The main challenge is structure. Unlike news stories with their fixed inverted pyramid, features can use chronological narrative, parallel storylines, or thematic organization. Choosing the right structure for your material makes the difference between a compelling read and a meandering mess.
Core techniques
We spend considerable time on openings because features do not start with straightforward news leads. You might open with a scene, a provocative statement, or a compelling detail that pulls readers in. The goal is to make someone curious enough to keep reading without misleading them about what the story contains.
Character development matters even in journalism. People are not just sources providing quotes.

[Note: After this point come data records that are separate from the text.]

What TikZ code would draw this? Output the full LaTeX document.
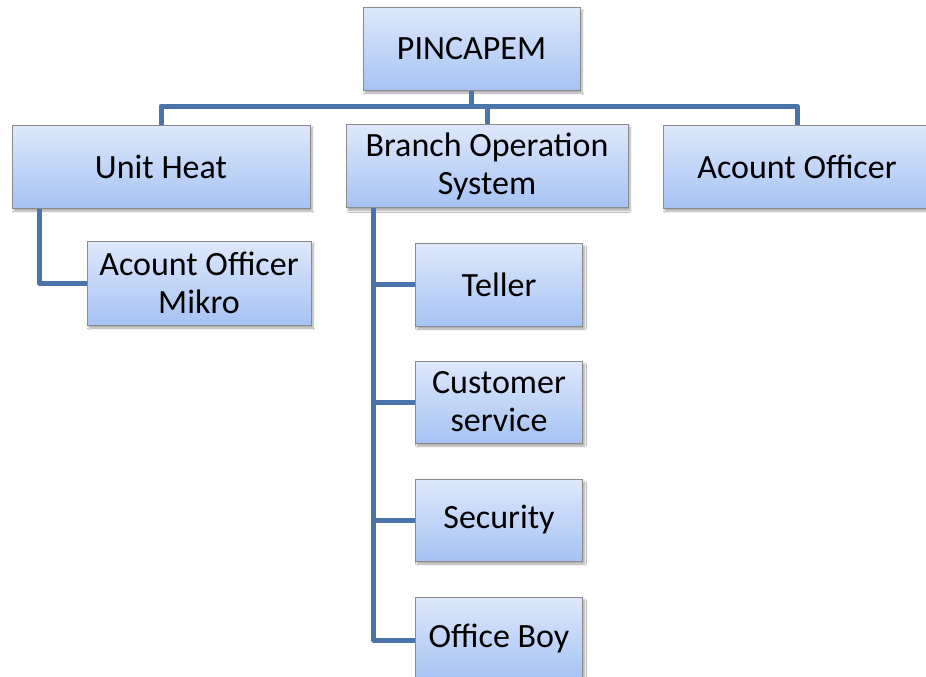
\documentclass[tikz,border=0pt]{standalone}
\usepackage{fontspec}
\setmainfont{Carlito}
\usetikzlibrary{shadows.blur}
\definecolor{boxtop}{HTML}{DEE8FB}
\definecolor{boxbot}{HTML}{A6C3F3}
\definecolor{boxline}{HTML}{8A8A8A}
\definecolor{connc}{HTML}{4A74AA}
\tikzset{
  orgbox/.style={rectangle, draw=boxline, line width=1pt, top color=boxtop, bottom color=boxbot,
    minimum width=#1, minimum height=83pt, inner sep=0pt, align=center,
    font=\fontsize{34}{38}\selectfont,
    blur shadow={shadow xshift=2pt, shadow yshift=-3pt, shadow blur steps=6, shadow opacity=35}},
  conn/.style={draw=connc, line width=5pt, line join=round, line cap=butt},
}
\begin{document}
\begin{tikzpicture}[x=1pt,y=-1pt]
\useasboundingbox (0,0) rectangle (926,677);
\fill[white] (0,0) rectangle (926,677);
% connectors first (behind boxes)
\node[orgbox=217pt, minimum height=82pt] (pin) at (471.5,49) {PINCAPEM};
\node[orgbox=298pt] (unit) at (161,166.5) {Unit Heat};
\node[orgbox=282pt] (bos) at (487,166) {Branch Operation\\System};
\node[orgbox=268pt] (ao) at (797,166.5) {Acount Officer};
\node[orgbox=224pt, minimum height=84pt] (aom) at (199,283) {Acount Officer\\Mikro};
\node[orgbox=167pt] (teller) at (499,284.5) {Teller};
\node[orgbox=167pt, minimum height=82pt] (cs) at (499,402) {Customer\\service};
\node[orgbox=167pt, minimum height=82pt] (sec) at (499,520) {Security};
\node[orgbox=167pt, minimum height=82pt] (boy) at (499,638) {Office Boy};
\begin{scope}[on background layer/.try]
\end{scope}
\coordinate (busy) at (0,106);
\draw[conn] (pin.south) -- (pin.south |- busy);
\draw[conn] (unit.north) -- (unit.north |- busy) -- (ao.north |- busy) -- (ao.north);
\draw[conn] (bos.north |- busy) -- (bos.north);
\coordinate (uv) at ([xshift=28pt]unit.south west);
\draw[conn] (uv) |- (aom.west);
\coordinate (bv) at ([xshift=28pt]bos.south west);
\draw[conn] (bv) |- ([yshift=-2pt]boy.west);
\draw[conn] (bv |- teller.west) -- (teller.west);
\draw[conn] (bv |- cs.west) -- (cs.west);
\draw[conn] (bv |- sec.west) -- (sec.west);
\end{tikzpicture}
\end{document}
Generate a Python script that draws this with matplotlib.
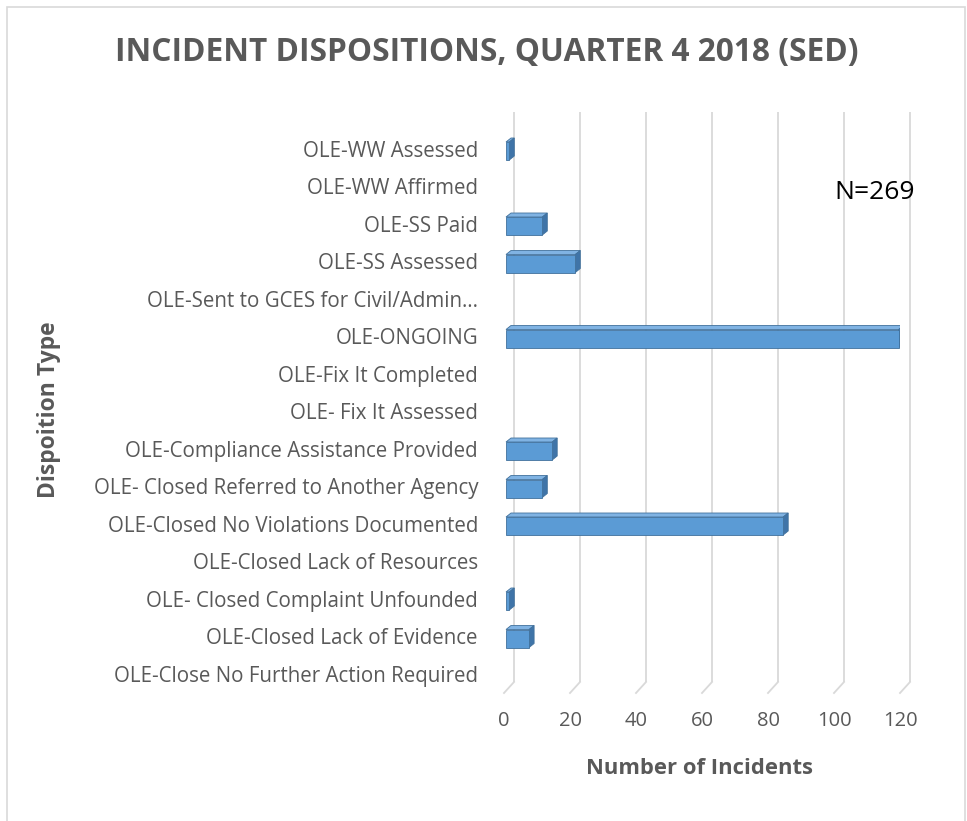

When you write features, you need to show readers who these people are through specific details, actions, and dialogue. We practice observational techniques and interview methods that yield this kind of material.
Scene construction is another critical skill. Rather than summarizing events, you recreate specific moments that illustrate larger points. This requires gathering sensory details, noting small actions, and reconstructing dialogue accurately. The exercises focus on recognizing when to show rather than tell.
What you will practice
- Conducting interviews that produce narrative material
- Structuring long-form articles effectively
- Writing compelling openings and satisfying endings
- Balancing narrative flow with factual accuracy
- Editing for pace and reader engagement
The assignments involve writing complete feature articles on assigned topics. You will receive detailed critique on structure, pacing, and narrative technique. This is intensive work that requires significant time commitment, but the skills apply across all long-form journalism.